Q: You’ve stated that you and your music represent that regular, everyday girl. What keeps you grounded with all of the success that’s coming your way? 

A: Just my family, my friends, everybody who’s around me, my everyday life. Like every blessing and every win that I get it actually makes me more humble because I reflect on where I used to be, you know. Like sometimes people say it’s not good to dwell on the past, but sometimes the past kinds of keeps you humble. Like I look at these types of things, like I had my little EP dinner yesterday and I was so like taken a back just by the fact that my name was on napkins; like those types of things humble me because it’s just like wow, I used to remember when I used to dream of these types of things. I used to rush home from school just so I could turn off the lights in my room and pretend I’m on stage at rolling loud, and now I’m in rolling loud; like these types of things are always just memories in my brain and it just keeps me humble because it just shows that I worked really hard and it was a journey, nothing was given to me, it wasn’t overnight, and so, those are the types of things that always push me to do more but at the same time understand the blessings that are around me.  

Q: I’m super excited to hear your EP, Baby Goat. What can we expect from the project? 

A: The project is a real versatile project. I think one of the beautiful things about it is you don’t ever have to leave the project for anything … I think we’re in a day in age where I like to call it microwave music, where it’s like it’s food that you can get it fast, but you digest it faster, and you need more of it, which is why artists always have to drop so frequently; and then there’s artist who give you those music albums that just feel like a full course meal, like it just feels like something you have to take a longer time to digest. I think that’s kind of what the Baby Goat EP represents because it’s like we’re in an age where if you want turn up music you go to this artist, if you want love songs you go to that artist, if you want more like emo songs, interceptive songs you go to this artist; but on my project if you want a love song, you go to track 1, if you want a hype song you go to track 4, if you want a motivational song you go to track 6, like you don’t ever have to leave the project; and I think that goes to show you that I’m multidimensional and there’s so many more sides. Like even with women, just being a female and dropping this project I think it’s really significant because you know, in the music business, especially Hip-hop, we’re expected to be either, just overly sexualized or super tough; like it’s never a balance, or it’s never a woman in the game that could just be herself all the time and I think that’s what the project represents, just being unapologetically you.   

Q: Like you said, your success did not come over night, so if you could go back and talk to even younger Devyn, at the start of your musical journey and give yourself some advice, what would it be? 

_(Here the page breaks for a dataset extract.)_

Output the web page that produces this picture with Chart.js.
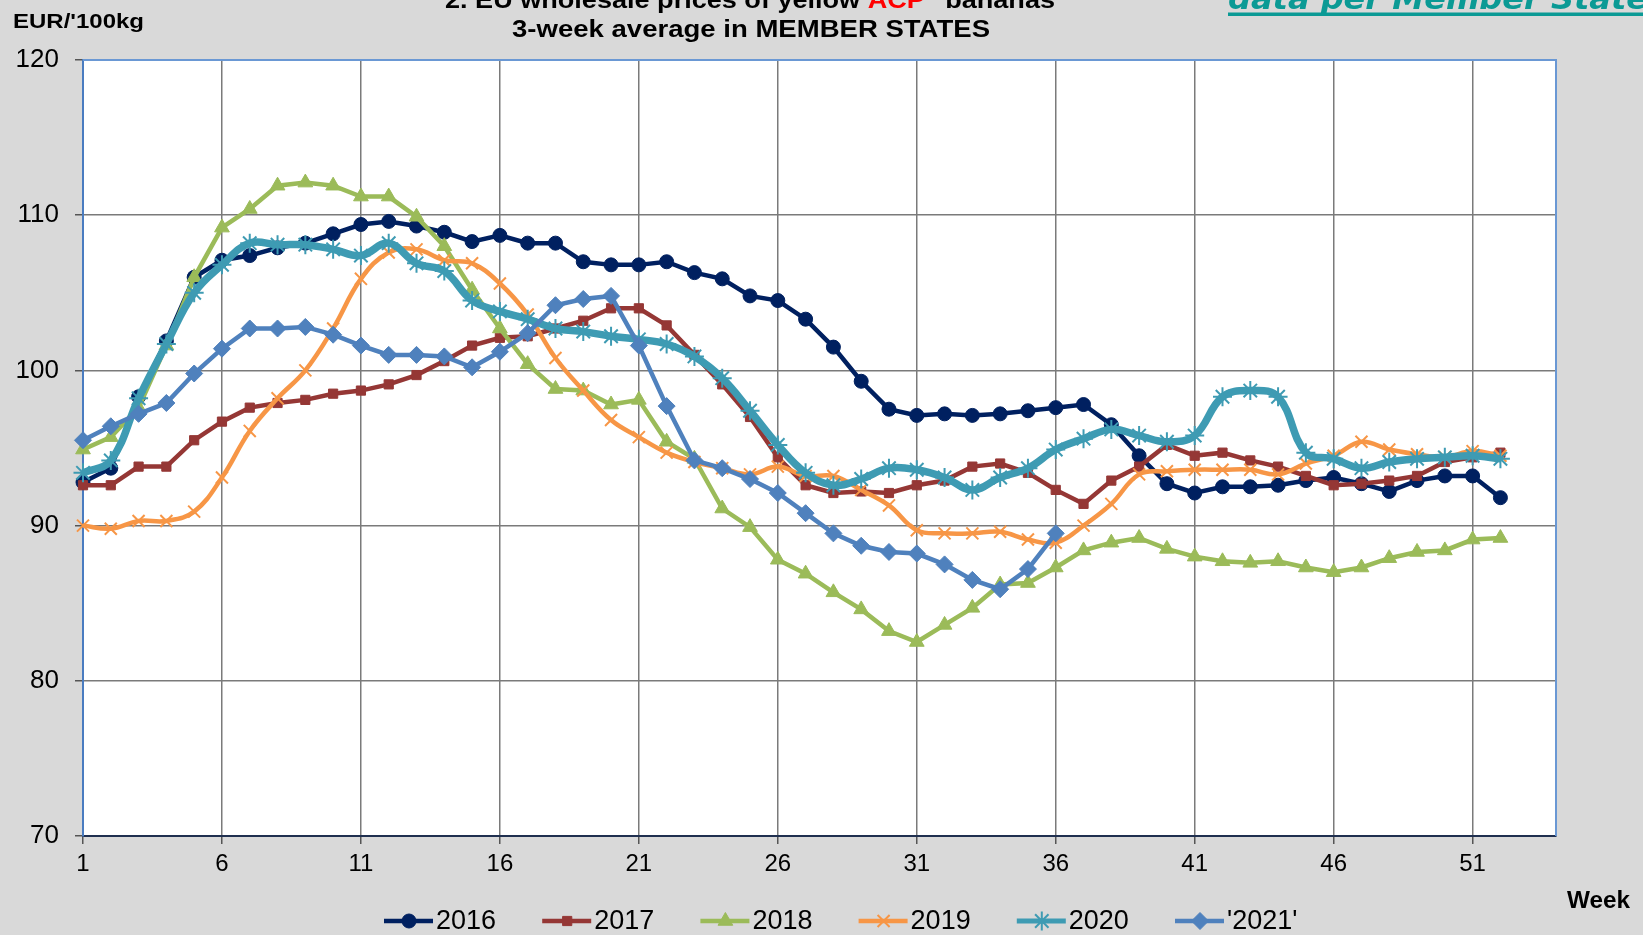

A: That nothing happens before its time, like every year I would be like, ‘by next year I want to do this, that, and the third,’ and that was me being like 12 saying I wanted to be at rolling loud by 13 but um, you know, I would really just remind myself that nothing happens before its time; like everything happens when it’s supposed to, you just got to keep on working, that’s why I said, you know, never plan anything before God, but always just pay attention and follow through with what he has for you cause there’s so many doors that’s been closed but even bigger doors have opened at the timing that it was supposed to; and so I would always just tell myself, stay consistent, stay humble, stay true to what you know and what you came in this game far and you I’ll definitely continue to make it far.